----- Data segment
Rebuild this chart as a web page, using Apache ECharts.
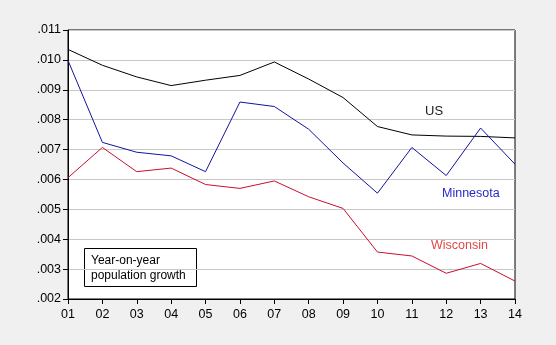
<!DOCTYPE html>
<html><head><meta charset="utf-8">
<script src="https://cdn.jsdelivr.net/npm/echarts@6/dist/echarts.min.js"></script>
<style>html,body{margin:0;padding:0;background:#f0f0f0;}#c{width:556px;height:345px;}</style>
</head><body><div id="c"></div>
<script>
const categories = ['01','02','03','04','05','06','07','08','09','10','11','12','13','14'];
const usValues = [0.01035,0.00982,0.00943,0.00914,0.00932,0.00948,0.00993,0.00936,0.00874,0.00777,0.00749,0.00745,0.00744,0.00739];
const minnesotaValues = [0.00998,0.00724,0.00691,0.00679,0.00626,0.00859,0.00844,0.00768,0.00655,0.00554,0.00707,0.00613,0.00772,0.00651];
const wisconsinValues = [0.00606,0.00707,0.00626,0.00638,0.00583,0.00570,0.00595,0.00542,0.00503,0.00357,0.00344,0.00286,0.00319,0.00260];
const yMin = 0.002, yMax = 0.011, yStep = 0.001;

const font = 'Arial, "Liberation Sans", sans-serif';
const chart = echarts.init(document.getElementById('c'), null, {renderer:'canvas'});
function mkSeries(name, data, color){
  return {name, type:'line', data, symbol:'none', animation:false,
    lineStyle:{color, width:1}, itemStyle:{color}};
}
chart.setOption({
  backgroundColor:'#f0f0f0',
  animation:false,
  grid:{left:68, right:41, top:30, bottom:46, show:true, backgroundColor:'#ffffff', borderColor:'#000', borderWidth:1},
  xAxis:{type:'category', data:categories, boundaryGap:false,
    axisLine:{lineStyle:{color:'#000', width:1}},
    axisTick:{show:true, length:5, inside:false, alignWithLabel:true, lineStyle:{color:'#000'}},
    axisLabel:{color:'#000', fontSize:12.5, fontFamily:font, margin:9},
    splitLine:{show:false}},
  yAxis:{type:'value', min:yMin, max:yMax, interval:yStep,
    axisLine:{show:true, lineStyle:{color:'#000', width:1}},
    axisTick:{show:true, length:5, lineStyle:{color:'#000'}},
    axisLabel:{color:'#000', fontSize:12.5, fontFamily:font, margin:7,
      formatter:v=>v.toFixed(3).replace(/^0/,'')},
    splitLine:{show:true, lineStyle:{color:'#c8c8c8', width:1}}},
  series:[
    mkSeries('US', usValues, '#000000'),
    mkSeries('Minnesota', minnesotaValues, '#1414a0'),
    mkSeries('Wisconsin', wisconsinValues, '#c8102e')
  ],
  graphic:[
    {type:'text', left:425, top:105, style:{text:'US', fill:'#202020', font:'13px '+font}},
    {type:'text', left:442, top:187, style:{text:'Minnesota', fill:'#2a2ac8', font:'12.5px '+font}},
    {type:'text', left:431, top:239, style:{text:'Wisconsin', fill:'#e04848', font:'12.5px '+font}},
    {type:'rect', shape:{x:84.5, y:248.5, width:112, height:38}, style:{fill:'#fff', stroke:'#000', lineWidth:1}},
    {type:'text', left:91, top:253, style:{text:'Year-on-year\npopulation growth', fill:'#000', font:'12px '+font, lineHeight:15}}
  ]
});
</script></body></html>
----------
Short exercise ▸
Keep every word of the data as it is when you write it out, but drop the pictures.

Answer to the exercise ▸
Rebuild this chart as a web page, using Apache ECharts.
<!DOCTYPE html>
<html><head><meta charset="utf-8">
<script src="https://cdn.jsdelivr.net/npm/echarts@6/dist/echarts.min.js"></script>
<style>html,body{margin:0;padding:0;background:#f0f0f0;}#c{width:556px;height:345px;}</style>
</head><body><div id="c"></div>
<script>
const categories = ['01','02','03','04','05','06','07','08','09','10','11','12','13','14'];
const usValues = [0.01035,0.00982,0.00943,0.00914,0.00932,0.00948,0.00993,0.00936,0.00874,0.00777,0.00749,0.00745,0.00744,0.00739];
const minnesotaValues = [0.00998,0.00724,0.00691,0.00679,0.00626,0.00859,0.00844,0.00768,0.00655,0.00554,0.00707,0.00613,0.00772,0.00651];
const wisconsinValues = [0.00606,0.00707,0.00626,0.00638,0.00583,0.00570,0.00595,0.00542,0.00503,0.00357,0.00344,0.00286,0.00319,0.00260];
const yMin = 0.002, yMax = 0.011, yStep = 0.001;

const font = 'Arial, "Liberation Sans", sans-serif';
const chart = echarts.init(document.getElementById('c'), null, {renderer:'canvas'});
function mkSeries(name, data, color){
  return {name, type:'line', data, symbol:'none', animation:false,
    lineStyle:{color, width:1}, itemStyle:{color}};
}
chart.setOption({
  backgroundColor:'#f0f0f0',
  animation:false,
  grid:{left:68, right:41, top:30, bottom:46, show:true, backgroundColor:'#ffffff', borderColor:'#000', borderWidth:1},
  xAxis:{type:'category', data:categories, boundaryGap:false,
    axisLine:{lineStyle:{color:'#000', width:1}},
    axisTick:{show:true, length:5, inside:false, alignWithLabel:true, lineStyle:{color:'#000'}},
    axisLabel:{color:'#000', fontSize:12.5, fontFamily:font, margin:9},
    splitLine:{show:false}},
  yAxis:{type:'value', min:yMin, max:yMax, interval:yStep,
    axisLine:{show:true, lineStyle:{color:'#000', width:1}},
    axisTick:{show:true, length:5, lineStyle:{color:'#000'}},
    axisLabel:{color:'#000', fontSize:12.5, fontFamily:font, margin:7,
      formatter:v=>v.toFixed(3).replace(/^0/,'')},
    splitLine:{show:true, lineStyle:{color:'#c8c8c8', width:1}}},
  series:[
    mkSeries('US', usValues, '#000000'),
    mkSeries('Minnesota', minnesotaValues, '#1414a0'),
    mkSeries('Wisconsin', wisconsinValues, '#c8102e')
  ],
  graphic:[
    {type:'text', left:425, top:105, style:{text:'US', fill:'#202020', font:'13px '+font}},
    {type:'text', left:442, top:187, style:{text:'Minnesota', fill:'#2a2ac8', font:'12.5px '+font}},
    {type:'text', left:431, top:239, style:{text:'Wisconsin', fill:'#e04848', font:'12.5px '+font}},
    {type:'rect', shape:{x:84.5, y:248.5, width:112, height:38}, style:{fill:'#fff', stroke:'#000', lineWidth:1}},
    {type:'text', left:91, top:253, style:{text:'Year-on-year\npopulation growth', fill:'#000', font:'12px '+font, lineHeight:15}}
  ]
});
</script></body></html>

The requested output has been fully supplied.